Imagine a bar mitzvah without a book? In the seventies, eighties and nineties, those with a formal reception for family and friends had a photographer and then eagerly planned and anxiously anticipated the arrival of a Bar or Bat Mitzvah album, which would become a valuable heirloom to share with a future spouse and then kids!
For decades my clients felt that the product was absolutely essential. Perfection and thoroughness in the design of their child’s album was tireless. For Bnai Mitzvahs, parents required that each child have his or her very own book with tweaks to personalize it with that child’s friends and portraits revolving around him or her. What effort we went to in making those albums perfect! I cannot imagine the outrage if for any reason the “pictures did not come out” or, if there was no album to be had. Back then we shot a mere two hundred photos, which then seemed generous. If one shot was missed it was a big deal. Shoppers would ask “how many photos do you take?”. They wanted more to choose from.
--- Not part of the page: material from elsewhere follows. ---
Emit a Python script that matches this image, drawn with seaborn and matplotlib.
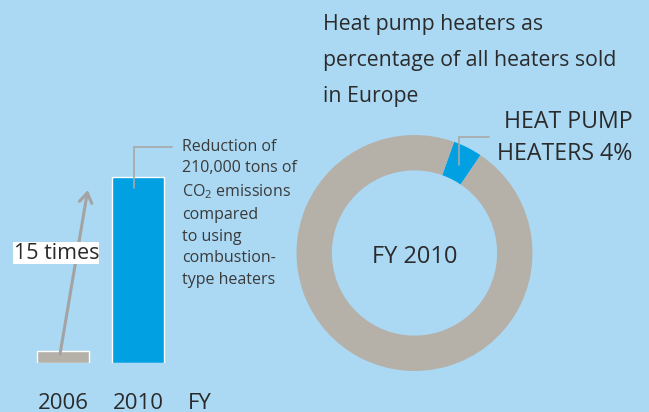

A few months after the client received the proofs we would meet to plan the album. Then, book binders only bound the books. We had to pull the negatives, write up instructions for each negative, which then got sent to a photo-lab. Prints received from the lab would have to be quality checked and some needed reprinting. Then they would be hand retouched, and finally the set of all album pages would go for binding. All this took many months. For those who printed our own images, the details involved where tenfold. Today production can be much easier and faster.
Yet some parents never get around to choosing their child’s photos, or making the album. Why? They await the proofs; check that they looked good, and that they have pictures of all their friends. But then many never choose their photos. Invariably the old adage that the most important photo is always the one their photographer missed, has led real pros to shoot very heavy to increase the likelihood of having what is later desired while countless newbie pros simply shotgun their shoots – not knowing what is good or bad –“just to be sure”.
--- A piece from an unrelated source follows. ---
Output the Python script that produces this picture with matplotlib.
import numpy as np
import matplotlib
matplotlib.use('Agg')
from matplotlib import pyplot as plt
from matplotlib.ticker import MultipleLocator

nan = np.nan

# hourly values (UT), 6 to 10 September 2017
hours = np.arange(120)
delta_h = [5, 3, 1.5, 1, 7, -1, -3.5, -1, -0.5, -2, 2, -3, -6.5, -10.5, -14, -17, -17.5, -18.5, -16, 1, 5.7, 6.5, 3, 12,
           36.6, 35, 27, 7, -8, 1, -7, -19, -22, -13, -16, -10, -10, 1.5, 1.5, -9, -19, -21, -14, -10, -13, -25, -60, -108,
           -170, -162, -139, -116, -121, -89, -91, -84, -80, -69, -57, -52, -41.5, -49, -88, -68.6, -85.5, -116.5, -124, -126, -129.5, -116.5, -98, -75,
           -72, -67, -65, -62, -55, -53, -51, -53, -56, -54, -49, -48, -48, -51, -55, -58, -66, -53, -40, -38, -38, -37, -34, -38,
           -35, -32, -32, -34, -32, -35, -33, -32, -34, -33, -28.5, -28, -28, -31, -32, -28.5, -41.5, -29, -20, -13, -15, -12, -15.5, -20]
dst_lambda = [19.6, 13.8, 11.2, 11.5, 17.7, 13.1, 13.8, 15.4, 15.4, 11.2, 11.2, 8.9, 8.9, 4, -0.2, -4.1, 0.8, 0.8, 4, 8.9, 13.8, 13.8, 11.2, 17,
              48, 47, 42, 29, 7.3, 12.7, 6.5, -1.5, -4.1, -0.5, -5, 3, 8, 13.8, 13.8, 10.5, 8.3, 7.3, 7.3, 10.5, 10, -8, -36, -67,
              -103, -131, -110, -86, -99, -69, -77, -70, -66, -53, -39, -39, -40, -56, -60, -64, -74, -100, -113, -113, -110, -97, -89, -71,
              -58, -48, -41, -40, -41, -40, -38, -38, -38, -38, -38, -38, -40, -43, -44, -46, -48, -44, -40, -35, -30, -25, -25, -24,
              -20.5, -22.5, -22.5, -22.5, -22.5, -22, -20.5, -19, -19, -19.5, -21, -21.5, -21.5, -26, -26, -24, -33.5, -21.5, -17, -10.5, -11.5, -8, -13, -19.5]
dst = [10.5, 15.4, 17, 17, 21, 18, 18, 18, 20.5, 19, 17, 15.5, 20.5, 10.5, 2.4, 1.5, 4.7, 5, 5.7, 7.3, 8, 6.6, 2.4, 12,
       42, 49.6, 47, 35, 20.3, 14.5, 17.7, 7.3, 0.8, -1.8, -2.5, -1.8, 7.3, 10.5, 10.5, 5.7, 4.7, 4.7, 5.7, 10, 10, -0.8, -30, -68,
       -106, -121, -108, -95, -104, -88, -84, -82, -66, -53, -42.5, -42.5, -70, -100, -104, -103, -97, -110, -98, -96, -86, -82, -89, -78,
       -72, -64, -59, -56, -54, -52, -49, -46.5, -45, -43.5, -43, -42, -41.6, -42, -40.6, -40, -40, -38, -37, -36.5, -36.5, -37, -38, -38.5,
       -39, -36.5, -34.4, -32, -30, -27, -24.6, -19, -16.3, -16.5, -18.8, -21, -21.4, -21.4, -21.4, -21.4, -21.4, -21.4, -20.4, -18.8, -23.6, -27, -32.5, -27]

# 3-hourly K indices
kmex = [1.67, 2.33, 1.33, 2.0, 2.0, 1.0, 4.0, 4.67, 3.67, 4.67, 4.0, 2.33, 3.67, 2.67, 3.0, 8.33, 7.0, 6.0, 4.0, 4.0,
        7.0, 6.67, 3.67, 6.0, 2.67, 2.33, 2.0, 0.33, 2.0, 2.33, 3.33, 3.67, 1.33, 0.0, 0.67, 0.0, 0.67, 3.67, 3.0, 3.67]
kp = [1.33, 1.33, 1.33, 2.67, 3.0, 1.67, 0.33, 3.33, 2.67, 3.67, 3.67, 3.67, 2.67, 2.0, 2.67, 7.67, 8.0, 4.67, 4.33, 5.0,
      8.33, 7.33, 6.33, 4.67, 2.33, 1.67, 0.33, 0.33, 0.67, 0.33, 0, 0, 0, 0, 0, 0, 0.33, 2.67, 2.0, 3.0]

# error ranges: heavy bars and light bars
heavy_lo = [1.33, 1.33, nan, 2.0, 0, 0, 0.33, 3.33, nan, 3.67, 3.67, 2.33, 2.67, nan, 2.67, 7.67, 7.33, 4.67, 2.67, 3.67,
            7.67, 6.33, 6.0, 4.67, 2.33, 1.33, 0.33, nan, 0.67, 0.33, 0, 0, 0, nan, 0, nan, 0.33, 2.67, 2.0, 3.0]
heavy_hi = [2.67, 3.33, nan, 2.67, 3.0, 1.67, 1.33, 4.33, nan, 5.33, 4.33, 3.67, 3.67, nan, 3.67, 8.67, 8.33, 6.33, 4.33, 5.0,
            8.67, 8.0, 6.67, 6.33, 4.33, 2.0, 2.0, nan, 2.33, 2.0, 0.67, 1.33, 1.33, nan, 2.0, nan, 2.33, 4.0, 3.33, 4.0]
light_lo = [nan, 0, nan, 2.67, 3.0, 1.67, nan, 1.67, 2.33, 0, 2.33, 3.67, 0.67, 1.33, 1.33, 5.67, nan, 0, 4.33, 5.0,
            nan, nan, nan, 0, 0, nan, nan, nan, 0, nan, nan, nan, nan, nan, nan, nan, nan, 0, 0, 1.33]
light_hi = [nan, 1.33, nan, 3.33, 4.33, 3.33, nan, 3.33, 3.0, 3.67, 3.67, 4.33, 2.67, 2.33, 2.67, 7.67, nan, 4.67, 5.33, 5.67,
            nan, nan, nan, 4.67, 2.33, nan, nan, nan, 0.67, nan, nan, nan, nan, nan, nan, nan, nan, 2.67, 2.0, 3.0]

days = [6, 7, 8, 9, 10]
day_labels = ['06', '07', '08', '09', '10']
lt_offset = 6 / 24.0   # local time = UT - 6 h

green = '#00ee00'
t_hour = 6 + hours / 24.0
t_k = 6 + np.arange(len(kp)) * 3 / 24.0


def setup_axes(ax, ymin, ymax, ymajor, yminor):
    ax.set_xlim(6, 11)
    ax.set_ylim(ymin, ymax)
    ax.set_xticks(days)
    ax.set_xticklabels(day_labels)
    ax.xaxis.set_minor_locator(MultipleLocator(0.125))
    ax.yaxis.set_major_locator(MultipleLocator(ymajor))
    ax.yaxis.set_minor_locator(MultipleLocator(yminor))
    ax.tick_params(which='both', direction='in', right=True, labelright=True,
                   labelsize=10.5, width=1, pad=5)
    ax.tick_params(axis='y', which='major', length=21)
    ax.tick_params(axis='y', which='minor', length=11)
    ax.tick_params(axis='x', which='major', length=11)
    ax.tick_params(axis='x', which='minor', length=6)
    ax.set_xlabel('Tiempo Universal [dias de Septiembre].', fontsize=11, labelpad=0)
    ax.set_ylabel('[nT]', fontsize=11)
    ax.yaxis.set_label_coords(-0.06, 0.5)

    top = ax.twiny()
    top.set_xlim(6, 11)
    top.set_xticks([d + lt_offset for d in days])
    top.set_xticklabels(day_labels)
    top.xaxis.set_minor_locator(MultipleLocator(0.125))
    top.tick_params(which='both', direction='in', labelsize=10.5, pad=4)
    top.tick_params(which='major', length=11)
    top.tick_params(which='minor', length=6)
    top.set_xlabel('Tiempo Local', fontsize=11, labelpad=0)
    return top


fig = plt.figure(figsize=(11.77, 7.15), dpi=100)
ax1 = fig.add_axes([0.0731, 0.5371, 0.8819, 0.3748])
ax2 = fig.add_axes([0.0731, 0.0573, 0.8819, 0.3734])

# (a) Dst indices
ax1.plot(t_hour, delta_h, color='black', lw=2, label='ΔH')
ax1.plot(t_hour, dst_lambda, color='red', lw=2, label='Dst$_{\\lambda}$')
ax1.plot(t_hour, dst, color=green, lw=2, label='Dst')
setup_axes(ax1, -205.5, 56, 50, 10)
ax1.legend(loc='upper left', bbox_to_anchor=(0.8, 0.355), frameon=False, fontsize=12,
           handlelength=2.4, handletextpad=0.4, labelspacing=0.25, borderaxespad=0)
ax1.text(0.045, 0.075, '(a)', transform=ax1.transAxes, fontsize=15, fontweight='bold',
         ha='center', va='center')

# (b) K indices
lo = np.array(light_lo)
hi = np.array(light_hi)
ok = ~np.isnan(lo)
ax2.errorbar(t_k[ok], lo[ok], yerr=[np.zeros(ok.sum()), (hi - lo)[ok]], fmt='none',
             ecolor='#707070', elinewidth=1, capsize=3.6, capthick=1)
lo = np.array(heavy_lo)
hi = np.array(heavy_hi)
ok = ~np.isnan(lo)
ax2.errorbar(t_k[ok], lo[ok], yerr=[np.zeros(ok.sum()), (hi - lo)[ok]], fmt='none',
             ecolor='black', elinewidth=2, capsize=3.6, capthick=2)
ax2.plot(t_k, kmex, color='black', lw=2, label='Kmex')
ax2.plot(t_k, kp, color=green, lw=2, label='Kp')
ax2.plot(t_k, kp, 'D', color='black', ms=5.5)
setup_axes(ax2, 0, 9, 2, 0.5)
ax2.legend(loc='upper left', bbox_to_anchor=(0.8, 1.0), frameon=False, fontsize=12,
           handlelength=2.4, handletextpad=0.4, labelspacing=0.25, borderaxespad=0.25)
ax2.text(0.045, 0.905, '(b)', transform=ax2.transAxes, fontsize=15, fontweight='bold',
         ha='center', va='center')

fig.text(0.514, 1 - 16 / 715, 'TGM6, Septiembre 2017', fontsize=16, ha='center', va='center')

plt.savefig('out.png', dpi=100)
From the artist’s perspective this disinterest in albums raises questions:
Have phones made photos commonplace? Is there that one photo still missed which negates having any album at all? Does the quest for “best” image become such an obsession that it is never completed? Are so many photos of interest that rejecting them in favor of the few to be bound is more painful than not having any book at all, and therefore ever having to make that decision?
Might every day be meaningful, and a Bar Mitzvah celebration just one of those many days who’s photos are found in chronological order somewhere in our phone backups? With all our daily selfies, has the bar/bat album lost its purpose? My informal research leads me to find that everyone who has their recent album, values it much and enjoys both knowing that they have it and reviewing it regularly. However, some feel that it has to be perfect which not a clear specification so hard to undertake. Others feel there is no urgency. Having fewer shots to choose from does not speed things up, and having more does not always include that “most important” shot. Many simply never get around to it.